Jonathan Zimmerman: Why higher education needs diversity in viewpoints
You can't have a free university — or a free country — if the government is telling you which viewpoints you need to enhance or suppress, Harvard argued. As one of its lawyers told the court, that's a 'blatant, unrepentant violation of the First Amendment.'
He's right, and I hope the court agrees. But I also hope that Harvard — and the rest of higher education — uses this moment to broaden viewpoint diversity, especially in our classrooms. The White House shouldn't force it upon us, which is clearly unconstitutional. Instead, we should widen it ourselves.
That's because our first duty is to open students' minds. And that won't happen if we're closing them off to different ways of seeing the world.
In a recent study of 27 million college syllabuses collected by the Open Syllabus Project, scholars at Claremont McKenna College showed that professors rarely assign readings that take contrasting perspectives.

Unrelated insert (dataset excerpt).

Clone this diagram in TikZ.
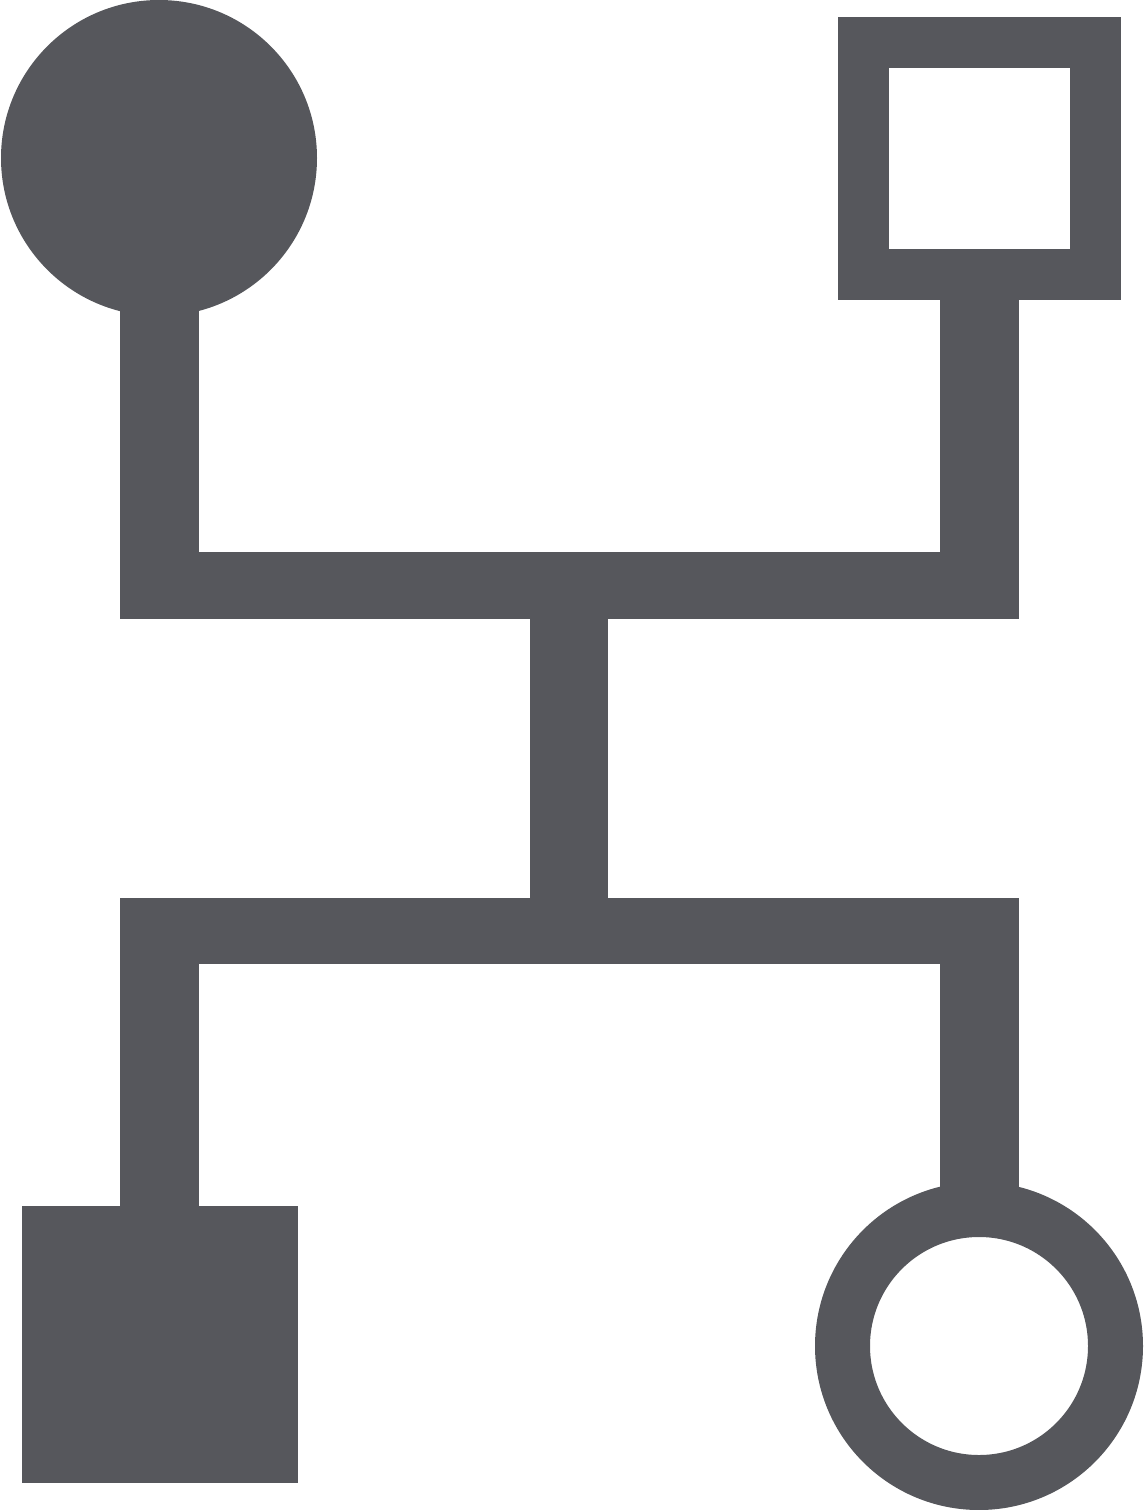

For example, classes requiring Michelle Alexander's influential book 'The New Jim Crow: Mass Incarcertation in the Age of Colorblindness' — which blames white racism for the war on drugs — almost never assign texts by authors such as Michael Fortner, who claims that African Americans were a key constituency pressing for draconian drug laws.
Likewise, professors who assign Palestinian scholar Edward Said's 'Orientalism' — which connects Zionism to Western ideas of cultural superiority — rarely pair it with 'Occidentalism,' by Ian Buruma and Avishai Margalit, who argue that the West is caricatured by intellectuals around the world.
The point here isn't that that Alexander and Said are wrong and their critics are right. It's that our students won't learn — or learn well — if we expose them to just one or the other.
And they certainly won't learn if our universities fail to protect faculty members who dissent from the conventional wisdom. That sends the message that there's one way to think, which is the enemy of real education in all times and places.
Between 2000 and 2022, universities sanctioned nearly 1,080 professors for speech that is 'protected by the First Amendment,' according to the Foundation for Individual Rights and Expression. And since the Hamas attack on Israel in October 2023, 40 professors have been investigated by universities for pro-Palestinian speech, and nine have been fired.
That's our own fault. As Harvard told the court on Monday, the government shouldn't be telling us which professors to hire and fire based on its perception of their viewpoints. But nor should universities judge people according to their politics. All that should matter is the quality of their research and teaching.
Alas, we haven't always adhered to that principle. At Harvard, for example, the prominent biologist Carole Hooven became a campus pariah in 2021 after she told Fox News that gender could take any number of forms, but there were just two biological sexes: male and female.
The director of her department's diversity and inclusion task force denounced Hooven's 'transphobic and harmful' comments. Graduate students refused to serve as teaching assistants for her popular course about hormones. And nobody atop Harvard's administration spoke up for Hooven, who suffered severe mental health challenges and eventually resigned.
The issue came up in the fateful 2023 congressional testimony of Harvard President Claudine Gay, who was asked why 'a call for violence against Jews' is 'protected speech' but saying that 'sex is biological' isn't. Gay, who stepped down a few weeks later, replied that Harvard supports 'constructive dialogue, even on the most complex and divisive issues.'
Please. The meaning of sex is a hugely complex and divisive issue, but the university didn't support Hooven's efforts to dialogue constructively about it. Instead, it hung her out to dry.
If you're the kind of professor who is outraged by the dismissal of pro-Palestinian scholars, you need to speak up for people like Hooven. Otherwise, you don't really believe in free speech; you just want freedom for the speech you like.
And you're also echoing the Trump administration, which doesn't want real dialogue either. In a social media post following Monday's court hearing, the president called Harvard 'anti-Semitic, anti-Christian, and anti-America.'
He has a right to his opinion, of course. But he has no right — none — to impose it on anyone else. As Harvard argued in its court filing, the First Amendment doesn't allow the government to 'advance its own vision of ideological balance.' Nor should it penalize us for expressing views that the president doesn't share.
But we owe it to our students to advance viewpoint diversity on our own, no matter what the court rules. Anything less will imitate Trump, all in the guise of resisting him.